Thus the coefficient of the linear system is a Hilbert matrix, which has a large conditional number. In actual numerical calculation, this gives a large roundoff error.

Another disadvantage is that we can not easily get \(P_{n + 1}(x)\) from \(P_{n}(x)\), similarly with the discussion of Lagrange interpolation.

Hence we introduce a different solution based on the concept of orthogonal polynomials.

Definition 8.1

The set of function \(\{\varphi_0(x), \dots, \varphi_n(x)\}\) is linearly independent on \([a, b]\) if, whenever

\[ \forall\ x \in [a, b], c_0\varphi_0(x) + c_1\varphi_1(x) + \cdots + c_n\varphi_n(x) = 0 \]

we have \(c_0 = c_1 = \cdots = c_n = 0\). Otherwise it's linearly dependent.

Theorem 8.1

If \(\text{deg}(\varphi_j(x)) = j\), then \(\{\varphi_0(x), \dots, \varphi_n(x)\}\) is linearly independent on any interval \([a, b]\).

Theorem 8.2

\(\Pi_n\) is the linear space spanned by \(\{\varphi_0(x), \dots, \varphi_n(x)\}\), where \(\{\varphi_0(x), \dots, \varphi_n(x)\}\) is linear independent, and \(\Pi_n\) is the set of all polynomials of degree at most n.

Definition 8.2

For the linear independent set \(\{\varphi_0(x), \dots, \varphi_n(x)\}\), \(\forall P(x) \in \Pi_n\), \(P(x) = \sum\limits_{j = 0}^n \alpha_j \varphi_j(x)\) is called a generalized polynomial.

Definition 8.3

Inner product w.r.t the weight function \(w\) is defined and denoted by

  • (discrete) \((f, g) = \sum\limits_{i = 1}^{m} w_i f(x_i)g(x_i)\)
  • (continuous) \((f, g) = \int\nolimits_{a}^{b} w(x) f(x) g(x) dx\).

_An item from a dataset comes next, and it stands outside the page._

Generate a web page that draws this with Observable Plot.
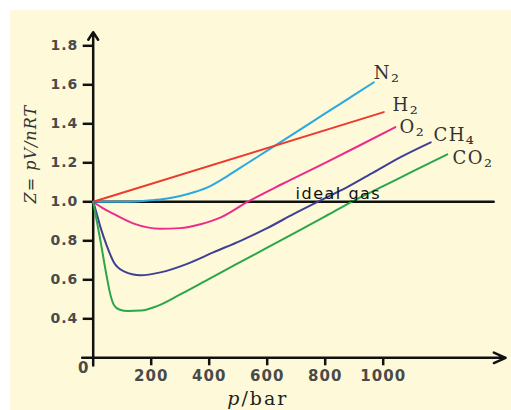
<!DOCTYPE html>
<html>
<head>
<meta charset="utf-8">
<script src="https://cdn.jsdelivr.net/npm/d3@7"></script>
<script src="https://cdn.jsdelivr.net/npm/@observablehq/plot@0.6"></script>
<style>
html, body { margin: 0; padding: 0; background: #ffffff; width: 511px; height: 410px; overflow: hidden; }
#chart { position: absolute; left: 10px; top: 10px; width: 501px; height: 400px; background: #fefad9; overflow: hidden; }
</style>
</head>
<body>
<div id="chart"></div>
<script>
// ---- data (pressure in bar, Z = pV/nRT) ----
const gases = ["N₂", "H₂", "O₂", "CH₄", "CO₂"];
const gasColors = ["#2aa8e0", "#ee3a2e", "#ec2b8c", "#3e3f95", "#2aa64b"];

const n2P = [0, 100, 200, 250, 300, 350, 400, 450, 500, 550, 600, 700, 800, 900, 968];
const n2Z = [1.0, 1.0, 1.008, 1.016, 1.03, 1.05, 1.078, 1.12, 1.168, 1.215, 1.262, 1.357, 1.453, 1.548, 1.613];

const h2P = [0, 1002];
const h2Z = [1.0, 1.46];

const o2P = [0, 30, 70, 140, 230, 300, 370, 440, 530, 650, 800, 920, 1042];
const o2Z = [1.0, 0.97, 0.938, 0.888, 0.862, 0.865, 0.885, 0.92, 0.998, 1.09, 1.2, 1.29, 1.383];

const ch4P = [0, 12, 25, 48, 71, 106, 163, 232, 324, 416, 508, 600, 692, 784, 876, 968, 1060, 1164];
const ch4Z = [1.0, 0.94, 0.87, 0.77, 0.69, 0.643, 0.623, 0.638, 0.682, 0.742, 0.8, 0.865, 0.938, 1.007, 1.075, 1.152, 1.229, 1.305];

const co2P = [0, 10, 25, 45, 60, 72, 90, 120, 165, 220, 300, 400, 500, 600, 700, 800, 891, 1000, 1100, 1221];
const co2Z = [1.0, 0.92, 0.8, 0.63, 0.52, 0.47, 0.448, 0.44, 0.442, 0.465, 0.525, 0.605, 0.685, 0.765, 0.845, 0.925, 1.0, 1.08, 1.155, 1.243];

const idealP = [0, 1381];
const idealZ = [1.0, 1.0];
const idealText = "ideal gas";
const idealLabelP = [698];
const idealLabelZ = [1.0];

const labelP = [967, 1032, 1056, 1173, 1239];
const labelZ = [1.632, 1.468, 1.355, 1.314, 1.196];

const xTicks = [200, 400, 600, 800, 1000];
const yTicks = [0.4, 0.6, 0.8, 1.0, 1.2, 1.4, 1.6, 1.8];
const originLabel = "0";
const yTitle = "Z= pV/nRT";
const xTitleVar = "p";
const xTitleUnit = "/bar";

// axis extents (data units)
const pAxisRange = [-38, 1422];
const zAxisLevel = 0.2;
const zAxisRange = [0.16, 1.87];

// ---- build tables ----
const seriesP = [n2P, h2P, o2P, ch4P, co2P];
const seriesZ = [n2Z, h2Z, o2Z, ch4Z, co2Z];
const rows = [];
gases.forEach((g, i) => seriesP[i].forEach((p, j) => rows.push({gas: g, p, z: seriesZ[i][j]})));
const idealRows = idealP.map((p, i) => ({p, z: idealZ[i]}));
const labelRows = gases.map((g, i) => ({gas: g, p: labelP[i], z: labelZ[i]}));
const xArrow = [{x1: pAxisRange[0], y1: zAxisLevel, x2: pAxisRange[1], y2: zAxisLevel}];
const yArrow = [{x1: 0, y1: zAxisRange[0], x2: 0, y2: zAxisRange[1]}];

const plot = Plot.plot({
  width: 501,
  height: 400,
  marginLeft: 82.7,
  marginRight: 6,
  marginTop: 15.8,
  marginBottom: 52.7,
  x: {domain: [0, 1421.7]},
  y: {domain: [0.2, 1.9]},
  color: {domain: gases, range: gasColors},
  style: {background: "transparent", fontFamily: "DejaVu Sans", overflow: "visible"},
  marks: [
    Plot.axisY({ticks: yTicks, tickSize: 10, tickPadding: 5, tickFormat: d3.format(".1f"), label: null,
      fontSize: 14, fontWeight: "bold", stroke: "#111", strokeWidth: 2.5, fill: "#4a4a4a"}),
    Plot.axisX({ticks: xTicks, tickSize: 8, tickPadding: 5, tickFormat: d3.format("d"), label: null,
      fontSize: 15, fontWeight: "bold", stroke: "#111", strokeWidth: 2.5, fill: "#4a4a4a"}),
    Plot.arrow(yArrow, {x1: "x1", y1: "y1", x2: "x2", y2: "y2", stroke: "#111", strokeWidth: 2.5, headAngle: 66, headLength: 5.4}),
    Plot.arrow(xArrow, {x1: "x1", y1: "y1", x2: "x2", y2: "y2", stroke: "#111", strokeWidth: 2.5, headAngle: 48, headLength: 7.7}),
    Plot.line(idealRows, {x: "p", y: "z", stroke: "#111", strokeWidth: 2.5}),
    Plot.line(rows, {x: "p", y: "z", z: "gas", stroke: "gas", strokeWidth: 2, curve: "monotone-x"}),
    Plot.text(labelRows, {x: "p", y: "z", text: "gas", fill: "#333", textAnchor: "start", lineAnchor: "bottom",
      fontFamily: "DejaVu Serif", fontSize: 18}),
    Plot.text([idealText], {x: idealLabelP, y: idealLabelZ, text: (d) => d, dy: -3, fill: "#111",
      textAnchor: "start", lineAnchor: "bottom", fontSize: 16}),
    Plot.text([originLabel], {frameAnchor: "bottom-left", text: (d) => d, dx: -10, dy: 5, lineAnchor: "top",
      textAnchor: "middle", fill: "#4a4a4a", fontWeight: "bold", fontSize: 15}),
    Plot.text([yTitle], {frameAnchor: "left", text: (d) => d, rotate: -90, dx: -62.7, dy: 11.4,
      fill: "#333", fontFamily: "DejaVu Serif", fontStyle: "italic", fontSize: 16}),
    Plot.text([xTitleVar], {frameAnchor: "bottom", text: (d) => d, dx: -57.9, dy: 47, textAnchor: "end",
      lineAnchor: "bottom", fill: "#222", fontFamily: "DejaVu Serif", fontStyle: "italic", fontSize: 19}),
    Plot.text([xTitleUnit], {frameAnchor: "bottom", text: (d) => d, dx: -57.9, dy: 47, textAnchor: "start",
      lineAnchor: "bottom", fill: "#222", fontFamily: "DejaVu Serif", fontSize: 19})
  ]
});

// letter spacing tweaks for the stretched look of the original
const sel = d3.select(plot);
sel.selectAll("g[aria-label='y-axis tick label'] text").attr("letter-spacing", "1px");
sel.selectAll("g[aria-label='x-axis tick label'] text").attr("letter-spacing", "1px");
const spacing = new Map([[yTitle, "1px"], [xTitleUnit, "2px"], [xTitleVar, "2px"], [idealText, "1.5px"]]);
gases.forEach((g) => spacing.set(g, "1.5px"));
sel.selectAll("g[aria-label='text'] text").each(function () {
  const t = this.textContent;
  const s = spacing.get(t);
  if (s) this.setAttribute("letter-spacing", s);
  // lower the subscript digit of the formula labels
  if (gases.includes(t)) {
    const base = t.slice(0, -1), sub = t.slice(-1);
    this.textContent = base;
    d3.select(this).append("tspan").attr("dy", "3").attr("font-size", "20px").text(sub);
  }
});

document.getElementById("chart").appendChild(plot);
</script>
</body>
</html>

\(\{\varphi_0(x), \dots, \varphi_n(x)\}\) is an orthogonal set of functions for the interval \([a,b]\) w.r.t the weight function \(w\) if

\[ (\varphi_j, \varphi_k) = \left\{ \begin{aligned} & 0, && j \ne k, \\ & \alpha_k > 0, && j = k. \end{aligned} \right. \]

In addition, if \(\alpha_k = 1\), then the set is orthonormal (单位正交).

Motivation of Orthogonality

Considering \(w(x)\), then the normal equations can be represented by

\[ \int_a^b w(x)f(x)\varphi_j(x)dx = \sum\limits_{k = 0}^n a_k \int_a^b w(x)\varphi_k(x)\varphi_j(x)dx. \]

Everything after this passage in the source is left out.